Father Sunny Joseph has no doubts about what is required to help treat children and adults with HIV. "We need more money," he said. "We need much more, for medication especially."
The reed-thin Roman Catholic priest is administrator at Snehadaan, a community care centre located beyond the glass-fronted IT offices on the rural fringes of the southern Indian city of Bangalore.
Men and women come here for treatment they cannot get elsewhere, either through poverty, lack of medical facilities, or because their families are sick, dead, unable or too ashamed to care for them.
The iron-framed beds in the centre's scrubbed, whitewashed wards also provide a place to die with dignity.

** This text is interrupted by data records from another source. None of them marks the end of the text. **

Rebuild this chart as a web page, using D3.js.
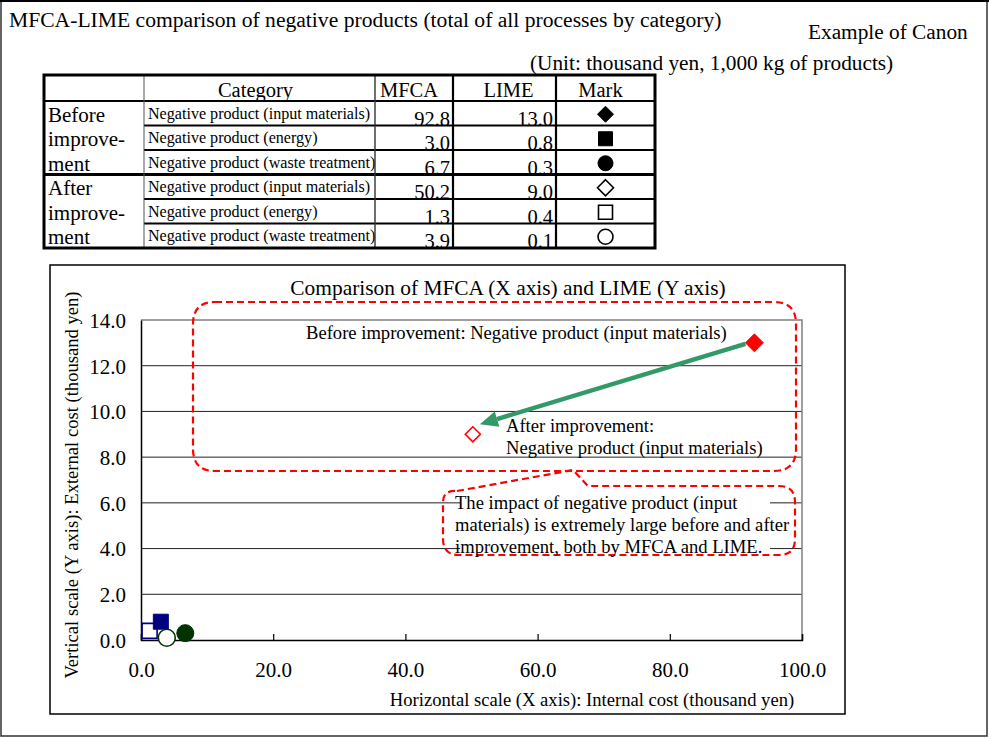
<!DOCTYPE html>
<html>
<head>
<meta charset="utf-8">
<script src="https://cdn.jsdelivr.net/npm/d3@7"></script>
<style>
  html, body { margin: 0; padding: 0; background: #fff; }
  svg { display: block; font-family: "Liberation Serif", "Times New Roman", serif; }
</style>
</head>
<body>
<svg id="page" width="989" height="738"></svg>
<script>
// ---- data ----
const phases = ["Before improvement", "After improvement"];
const phaseLines = [["Before", "improve-", "ment"], ["After", "improve-", "ment"]];
const categories = [
  "Negative product (input materials)",
  "Negative product (energy)",
  "Negative product (waste treatment)"
];
const mfcaBefore = [92.8, 3.0, 6.7];
const limeBefore = [13.0, 0.8, 0.3];
const mfcaAfter = [50.2, 1.3, 3.9];
const limeAfter = [9.0, 0.4, 0.1];
const markShapes = ["diamond", "square", "circle"];
const markColors = ["#ff0000", "#000080", "#003300"];
const tableHeaders = ["Category", "MFCA", "LIME", "Mark"];
const xTicks = [0, 20, 40, 60, 80, 100];
const yTicks = [0, 2, 4, 6, 8, 10, 12, 14];

const titleText = "MFCA-LIME comparison of negative products (total of all processes by category)";
const sourceText = "Example of Canon";
const unitText = "(Unit: thousand yen, 1,000 kg of products)";
const chartTitle = "Comparison of MFCA (X axis) and LIME (Y axis)";
const xTitle = "Horizontal scale (X axis): Internal cost (thousand yen)";
const yTitle = "Vertical scale (Y axis): External cost (thousand yen)";
const noteBefore = "Before improvement: Negative product (input materials)";
const noteAfter = ["After improvement:", "Negative product (input materials)"];
const noteImpact = [
  "The impact of negative product (input",
  "materials) is extremely large before and after",
  "improvement, both by MFCA and LIME."
];

const svg = d3.select("#page");
const fmt = d3.format(".1f");

// shape helper: marker path centered at 0,0
function shapePath(kind, s) {
  if (kind === "diamond") return `M0,${-s}L${s},0L0,${s}L${-s},0Z`;
  if (kind === "square") return `M${-s},${-s}H${s}V${s}H${-s}Z`;
  return d3.arc()({innerRadius: 0, outerRadius: s, startAngle: 0, endAngle: 2 * Math.PI});
}

// ---- page frame and headings ----
svg.append("rect").attr("x", 1).attr("y", 1).attr("width", 986).attr("height", 735)
  .attr("fill", "none").attr("stroke", "#333").attr("stroke-width", 1.5);
svg.append("line").attr("x1", 0).attr("x2", 989).attr("y1", 1).attr("y2", 1)
  .attr("stroke", "#000").attr("stroke-width", 2);

svg.append("text").attr("x", 9).attr("y", 27).attr("font-size", 21.6).text(titleText);
svg.append("text").attr("x", 808).attr("y", 39).attr("font-size", 21.3).text(sourceText);
svg.append("text").attr("x", 530).attr("y", 70).attr("font-size", 21.3).text(unitText);

// ---- table ----
const colX = [44, 144, 375, 453, 556, 655];
const tTop = 75, headH = 26, rowH = 24.5;
const rowY = i => tTop + headH + i * rowH;   // top of data row i
const tbl = svg.append("g");

// header row
const headerCenters = [(colX[1] + colX[2]) / 2 - 4, (colX[2] + colX[3]) / 2 - 5, (colX[3] + colX[4]) / 2 + 4, (colX[4] + colX[5]) / 2 - 5];
tableHeaders.forEach((h, i) => {
  tbl.append("text").attr("x", headerCenters[i]).attr("y", tTop + headH - 4)
    .attr("text-anchor", "middle").attr("font-size", 20.5).text(h);
});

const tableRows = [];
phases.forEach((p, pi) => {
  const mf = pi === 0 ? mfcaBefore : mfcaAfter;
  const li = pi === 0 ? limeBefore : limeAfter;
  categories.forEach((c, ci) => {
    tableRows.push({phase: pi, cat: ci, label: c, mfca: mf[ci], lime: li[ci]});
  });
});

tableRows.forEach((r, i) => {
  const top = rowY(i), bot = rowY(i + 1);
  tbl.append("text").attr("x", 48).attr("y", bot - 4).attr("font-size", 21)
    .text(phaseLines[r.phase][r.cat]);
  tbl.append("text").attr("x", colX[1] + 4).attr("y", bot - 7).attr("font-size", 16.1)
    .text(r.label);
  tbl.append("text").attr("x", colX[3] - 3).attr("y", bot).attr("text-anchor", "end")
    .attr("font-size", 20.5).text(fmt(r.mfca));
  tbl.append("text").attr("x", colX[4] - 3).attr("y", bot).attr("text-anchor", "end")
    .attr("font-size", 20.5).text(fmt(r.lime));
  const filled = r.phase === 0;
  tbl.append("path")
    .attr("transform", `translate(${(colX[4] + colX[5]) / 2},${(top + bot) / 2 + 1})`)
    .attr("d", shapePath(markShapes[r.cat], r.cat === 0 ? 8 : r.cat === 2 ? 7.5 : 7))
    .attr("fill", filled ? "#000" : "#fff")
    .attr("stroke", "#000").attr("stroke-width", filled ? 1 : 1.6);
});

// table rules
const tEnd = rowY(6);
[1, 2, 4, 5].forEach(i => {
  tbl.append("line").attr("x1", colX[1]).attr("x2", colX[5])
    .attr("y1", rowY(i)).attr("y2", rowY(i)).attr("stroke", "#000").attr("stroke-width", 1.8);
});
tbl.append("line").attr("x1", colX[0]).attr("x2", colX[5])
  .attr("y1", rowY(0)).attr("y2", rowY(0)).attr("stroke", "#000").attr("stroke-width", 1.8);
tbl.append("line").attr("x1", colX[0]).attr("x2", colX[5])
  .attr("y1", rowY(3)).attr("y2", rowY(3)).attr("stroke", "#000").attr("stroke-width", 3);
[[1, 1, "#555"], [2, 1.4, "#333"], [3, 2.2, "#000"], [4, 2.2, "#000"]].forEach(([c, w, col]) => {
  tbl.append("line").attr("x1", colX[c]).attr("x2", colX[c])
    .attr("y1", tTop).attr("y2", tEnd).attr("stroke", col).attr("stroke-width", w);
});
tbl.append("rect").attr("x", colX[0]).attr("y", tTop)
  .attr("width", colX[5] - colX[0]).attr("height", tEnd - tTop)
  .attr("fill", "none").attr("stroke", "#000").attr("stroke-width", 3);

// ---- scatter chart ----
svg.append("rect").attr("x", 50).attr("y", 265).attr("width", 795).attr("height", 449)
  .attr("fill", "#fff").attr("stroke", "#000").attr("stroke-width", 1.5);

const x = d3.scaleLinear().domain([0, 100]).range([141, 802]);
const y = d3.scaleLinear().domain([0, 14]).range([640, 320]);

svg.append("text").attr("x", 508).attr("y", 295).attr("text-anchor", "middle")
  .attr("font-size", 21.4).text(chartTitle);

// gridlines
svg.append("g").selectAll("line").data(yTicks.filter(v => v > 0 && v < 14)).join("line")
  .attr("x1", x(0)).attr("x2", x(100)).attr("y1", d => y(d)).attr("y2", d => y(d))
  .attr("stroke", "#222").attr("stroke-width", 1);
// plot frame (top and right)
svg.append("path")
  .attr("d", `M${x(0)},${y(14)}H${x(100)}V${y(0)}`)
  .attr("fill", "none").attr("stroke", "#808080").attr("stroke-width", 1.5);

// white backing behind the impact note
svg.append("rect").attr("x", 460).attr("y", 489).attr("width", 310).attr("height", 66)
  .attr("fill", "#fff");

// axes
const xAxis = svg.append("g").attr("transform", `translate(0,${y(0)})`)
  .call(d3.axisBottom(x).tickValues(xTicks).tickFormat(fmt).tickSize(-6).tickPadding(22));
const yAxis = svg.append("g").attr("transform", `translate(${x(0)},0)`)
  .call(d3.axisLeft(y).tickValues(yTicks).tickFormat(fmt).tickSize(0).tickPadding(15));
[xAxis, yAxis].forEach(g => {
  g.select(".domain").attr("stroke", "#000").attr("stroke-width", 1.5);
  g.selectAll(".tick line").attr("stroke", "#000").attr("stroke-width", 1.2);
  g.selectAll(".tick text").attr("font-size", 21).attr("fill", "#000")
    .attr("font-family", "Liberation Serif, Times New Roman, serif");
});
yAxis.selectAll(".tick text").attr("dy", "0.35em");

svg.append("text").attr("x", 592).attr("y", 706).attr("text-anchor", "middle")
  .attr("font-size", 18.6).text(xTitle);
svg.append("text").attr("transform", "translate(78,485) rotate(-90)")
  .attr("text-anchor", "middle").attr("font-size", 18.6).text(yTitle);

// dashed callouts
const dash = {stroke: "#ff0000", "stroke-width": 2.2, "stroke-dasharray": "7,4", fill: "none"};
function applyAttrs(sel, a) { Object.entries(a).forEach(([k, v]) => sel.attr(k, v)); return sel; }

// callout around the input-material points
const c1 = {l: 193, r: 796, t: 302, b: 471, rad: 22};
applyAttrs(svg.append("path").attr("d",
  `M${c1.l + c1.rad},${c1.t}H${c1.r - c1.rad}Q${c1.r},${c1.t} ${c1.r},${c1.t + c1.rad}` +
  `V${c1.b - c1.rad}Q${c1.r},${c1.b} ${c1.r - c1.rad},${c1.b}H${c1.l + c1.rad}` +
  `Q${c1.l},${c1.b} ${c1.l},${c1.b - c1.rad}V${c1.t + c1.rad}Q${c1.l},${c1.t} ${c1.l + c1.rad},${c1.t}Z`), dash);

// callout with pointer for the impact note
const c2 = {l: 443, r: 795, t: 486, b: 555, rad: 16, tipX: 573, tipY: 470, baseR: 588};
applyAttrs(svg.append("path").attr("d",
  `M${c2.l + 14},${c2.t + 5}L${c2.tipX},${c2.tipY}L${c2.baseR},${c2.t}` +
  `H${c2.r - c2.rad}Q${c2.r},${c2.t} ${c2.r},${c2.t + c2.rad}` +
  `V${c2.b - c2.rad}Q${c2.r},${c2.b} ${c2.r - c2.rad},${c2.b}H${c2.l + c2.rad}` +
  `Q${c2.l},${c2.b} ${c2.l},${c2.b - c2.rad}V${c2.t + c2.rad}Q${c2.l},${c2.t + 4} ${c2.l + 14},${c2.t + 5}`), dash);

// annotation text
svg.append("text").attr("x", 306).attr("y", 339).attr("font-size", 18.6).text(noteBefore);
noteAfter.forEach((t, i) => {
  svg.append("text").attr("x", 506).attr("y", 432 + i * 22).attr("font-size", 18.6).text(t);
});
noteImpact.forEach((t, i) => {
  svg.append("text").attr("x", 455).attr("y", 509 + i * 22).attr("font-size", 18.6).text(t);
});

// data points: after (open) first, before (filled) on top
const pts = [];
categories.forEach((c, i) => {
  pts.push({cat: i, mf: mfcaAfter[i], li: limeAfter[i], filled: false});
  pts.push({cat: i, mf: mfcaBefore[i], li: limeBefore[i], filled: true});
});
const order = [2, 3, 4, 5, 0, 1].map(i => pts[i]);
svg.append("g").selectAll("path").data(order).join("path")
  .attr("transform", d => `translate(${x(d.mf)},${y(d.li)})`)
  .attr("d", d => shapePath(markShapes[d.cat],
    d.cat === 0 ? (d.filled ? 9 : 7.5) : d.cat === 1 ? 7.5 : 8.5))
  .attr("fill", d => d.filled ? markColors[d.cat] : "#fff")
  .attr("stroke", d => markColors[d.cat])
  .attr("stroke-width", d => d.filled ? 1 : 1.6);

// arrow from before to after (input materials)
const sx = x(mfcaBefore[0]) - 9, sy = y(limeBefore[0]) + 1;
const ex = x(mfcaAfter[0]) + 7, ey = y(limeAfter[0]) - 10;
const ang = Math.atan2(ey - sy, ex - sx);
const headL = 18, headW = 8;
const bx = ex - headL * Math.cos(ang), by = ey - headL * Math.sin(ang);
svg.append("line").attr("x1", sx).attr("y1", sy).attr("x2", bx).attr("y2", by)
  .attr("stroke", "#339966").attr("stroke-width", 4.5);
svg.append("path")
  .attr("d", `M${ex},${ey}L${bx + headW * Math.sin(ang)},${by - headW * Math.cos(ang)}` +
    `L${bx - headW * Math.sin(ang)},${by + headW * Math.cos(ang)}Z`)
  .attr("fill", "#339966");
</script>
</body>
</html>
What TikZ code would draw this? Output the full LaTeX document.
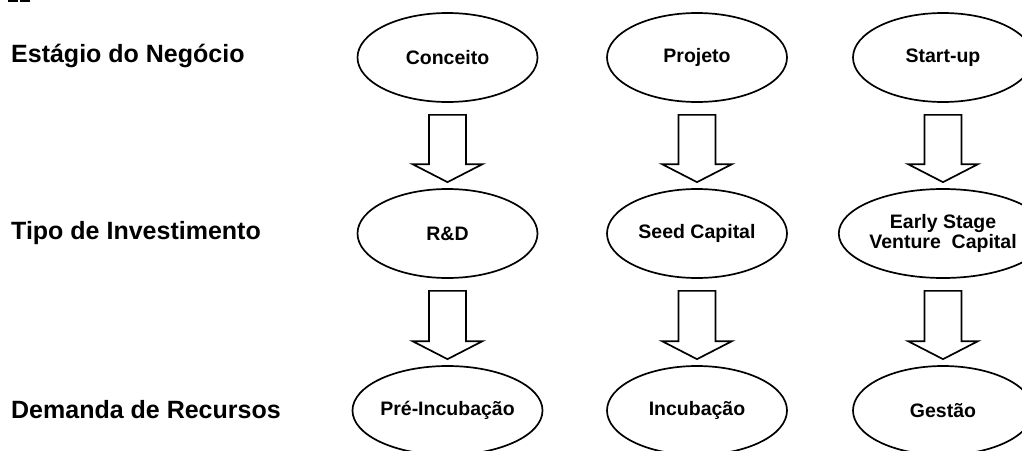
\documentclass[tikz,border=0pt]{standalone}
\usepackage{fontspec}
\setmainfont{Liberation Sans}
\usetikzlibrary{shapes.geometric,calc}
\tikzset{
  stage/.style={ellipse, draw=black, line width=1.7pt, minimum width=180pt, minimum height=89pt, inner sep=0pt, font=\fontsize{19.5}{20}\selectfont\bfseries, align=center},
  rowlabel/.style={anchor=west, inner sep=0pt, font=\fontsize{25}{28}\selectfont\bfseries},
  blockarrow/.style={draw=black, line width=1.7pt, fill=white, line join=miter}
}
\newcommand\blockarr[2]{%
  \draw[blockarrow] let \p1=(#1.south), \p2=(#2.north) in
    (\x1-18.5,\y1-12) -- (\x1-18.5,\y2+24) -- (\x1-35,\y2+24) -- (\x1,\y2+6)
    -- (\x1+35,\y2+24) -- (\x1+18.5,\y2+24) -- (\x1+18.5,\y1-12) -- cycle;}
\begin{document}
\begin{tikzpicture}[x=1pt,y=-1pt]
\useasboundingbox (0,0) rectangle (1022,450);
\clip (0,0) rectangle (1022,450);
% cropped fragment at top-left
\fill[black] (8,0) rectangle (18,1.8);
\fill[black] (20,0) rectangle (30,1.8);
% row labels
\node[rowlabel] (l1) at (11,56) {Estágio do Negócio};
\node[rowlabel] (l2) at (11,233) {Tipo de Investimento};
\node[rowlabel] (l3) at (11,410) {Demanda de Recursos};
% ellipses
\node[stage] (a1) at (447.5,57.5) {Conceito};
\node[stage] (b1) at (697,57.5) {Projeto};
\node[stage] (c1) at (943,57.5) {Start-up};
\node[stage] (a2) at (447.5,233.5) {R\&D};
\node[stage] (b2) at (697,233.5) {Seed Capital};
\node[stage] (c2) at (943,233.5) {Early Stage\\Venture\ \ Capital};
\node[stage] (a3) at (447.5,410.5) {Pré-Incubação};
\node[stage] (b3) at (697,410.5) {Incubação};
\node[stage] (c3) at (943,410.5) {Gestão};
% block arrows
\blockarr{a1}{a2}
\blockarr{b1}{b2}
\blockarr{c1}{c2}
\blockarr{a2}{a3}
\blockarr{b2}{b3}
\blockarr{c2}{c3}
\end{tikzpicture}
\end{document}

Local facilities like Snehadaan are at the heart of India's latest five-year plan to cut infection rates, yet Joseph said budgets are tight and demand is high.
The centre receives a total of 1,350 dollars per month from the Global Fund to Fight AIDS, Tuberculosis and Malaria and the local Karnataka Health Promotion Trust.
The Samartha Project, a five-year, 20-million-dollar US Agency for International Development (USAID) programme focusing on 12 high prevalence rural areas in Karnataka state, provides 1,200 dollars per month.
Local benefactors and the charitable trust that runs the centre also contribute.
Out of that monthly total, 1,800 to 2,000 dollars goes on drugs. The rest goes on wages and running costs.
"It's not enough," said Joseph.
Dr Nalini Mehta, national programme officer for the UNAIDS body, said India's HIV-AIDS strategy was wide-ranging and well-regarded, with a massively increased budget in recent years.